O Globo
Sem um Estado palestino, ou Israel dá
cidadania a todos eles ou mantém o fracassado status quo, que levará à
continuação da violência
A posição correta para as nações adotarem em
relação ao conflito entre israelenses e palestinos é a reconhecer tanto Israel quanto a
Palestina. Reconhecer um, mas não o outro, demonstra a rejeição a milhões de
pessoas terem direito ao seu próprio Estado. Portanto Espanha,
Noruega e Irlanda acertaram ao reconhecer a Palestina, ainda que
tardiamente, seguindo outros mais de 140 países, incluindo o Brasil.
O reconhecimento por outros países de Israel, mas não a Palestina, implica defender a manutenção do status quo, no qual 3 milhões de palestinos na Cisjordânia e outros 2 milhões na Faixa de Gaza não têm um Estado e tampouco o direito à cidadania de Israel, que controla ambos os territórios. Esses palestinos são um dos raros casos de um grupo nacional de apátridas no planeta — vale somar também as centenas de milhares de refugiados palestinos no Líbano e na Síria, que tampouco têm cidadania dos países onde vivem. É distinto dos curdos, que, por exemplo, podem não ter Estados, mas são cidadãos da Turquia, do Iraque ou do Irã. Catalães e bascos, por sua vez, são cidadãos da Espanha.

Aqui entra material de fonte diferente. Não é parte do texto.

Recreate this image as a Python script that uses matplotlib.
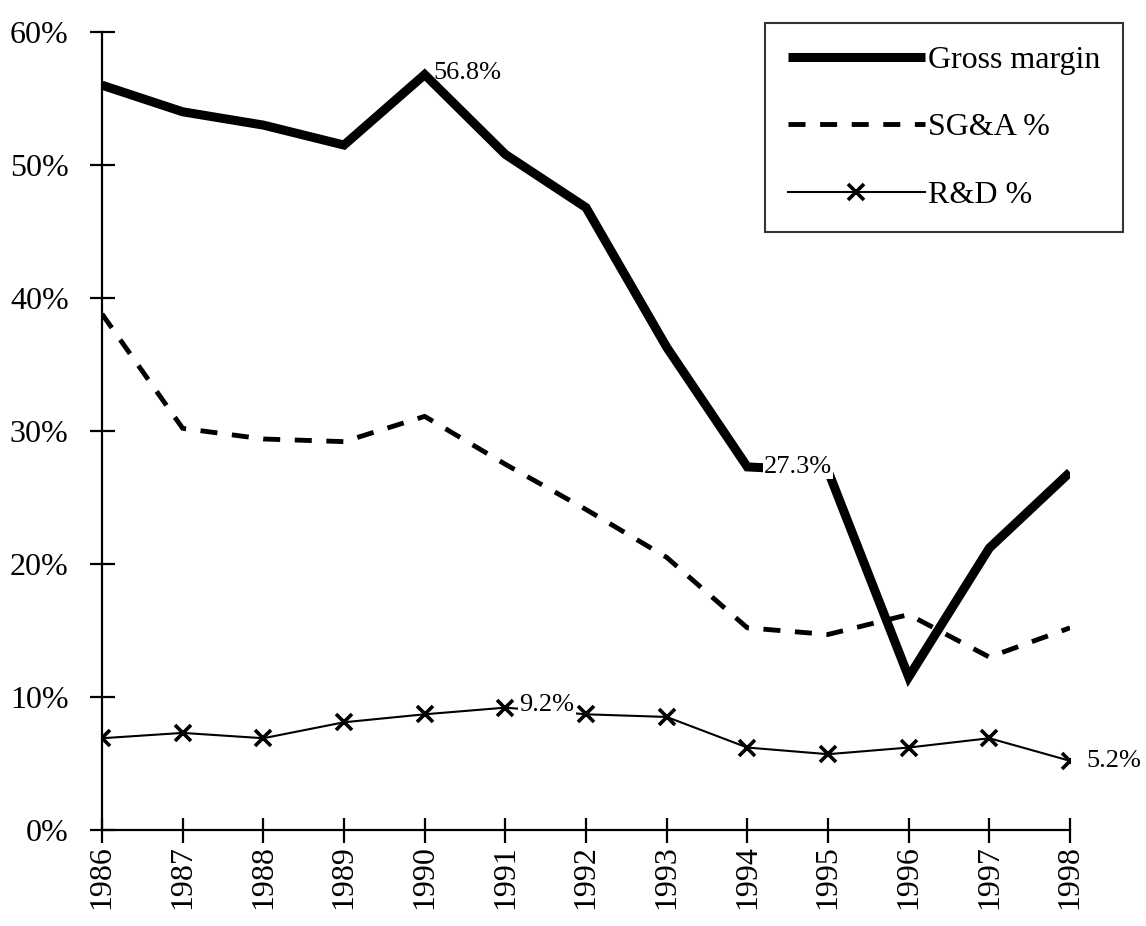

O governo de Joe Biden argumenta
que defende a solução de dois Estados, mas o reconhecimento oficial de um
Estado palestino deve ser realizado mediante negociações. Essa posição, no
entanto, não se sustenta. São mais de 30 anos desde o início do chamado
processo de paz, a partir dos Acordos de Oslo. Os resultados foram a expansão
dos assentamentos ilegais na Cisjordânia, radicalização dos colonos
israelenses, o atentado terrorista do Hamas, a guerra de Gaza e uma
administração em Israel contrária à solução de dois Estados. Além, claro, da
manutenção dos palestinos como apátridas.
Imaginem se Biden dissesse ser a favor da
solução de dois Estados, mas dissesse que reconheceria Israel apenas depois do
fim de negociações? Seria corretamente condenado. Aliás, os EUA reconheceram
Kosovo um dia depois da proclamação da independência sem um acordo definitivo
dos kosovares com a Sérvia.
O reconhecimento da Palestina, para deixar
claro, não significa o fim das negociações, que estão congeladas há mais de uma
década. Pelo contrário, essas devem ser revitalizadas para que fronteiras sejam
definidas, assim como o status final de Jerusalém e a questão dos refugiados. O
diálogo deve ser de Estado para Estado, como em outros conflitos no mundo. O
interlocutor seria naturalmente uma fortalecida Autoridade Nacional Palestina.
Caso não haja uma Palestina independente,
sobram duas alternativas. A primeira seria a de um Estado (Israel) no qual
todos teriam os mesmos direitos, com os palestinos dos territórios recebendo
cidadania israelense (como já ocorre com os árabes-israelenses). No papel, soa
bonito e talvez fosse possível um século atrás. No mundo real, é inviável.
Mesmo Estados binacionais como Canadá e Bélgica têm divisões agudas. Imagine um
com o histórico de ódio como o que há entre israelenses e palestinos? A
tendência seria uma versão ainda mais sectária do que o Líbano. Para completar,
resultaria no fim do sonho sionista de um Estado judaico porque os judeus
poderiam deixar de ser maioria.
A outra alternativa seria manter o status
quo, que se provou um fracasso. Palestinos seguiriam humilhados, desumanizados
e tratados como inferiores. Já Israel cada vez mais correria o risco de ser
tratado como um pária internacional. O ciclo de violência prosseguiria e os
terroristas do Hamas ficariam mais fortes. Portanto, a melhor opção é
reconhecer a Palestina independente em paz e segurança ao lado de Israel.
Um comentário:
Muito bom! O colunista escreve clara e corretamente sobre o ÓBVIO, mas, nestes tempos, até ler o óbvio n'O GLOBO já é animador.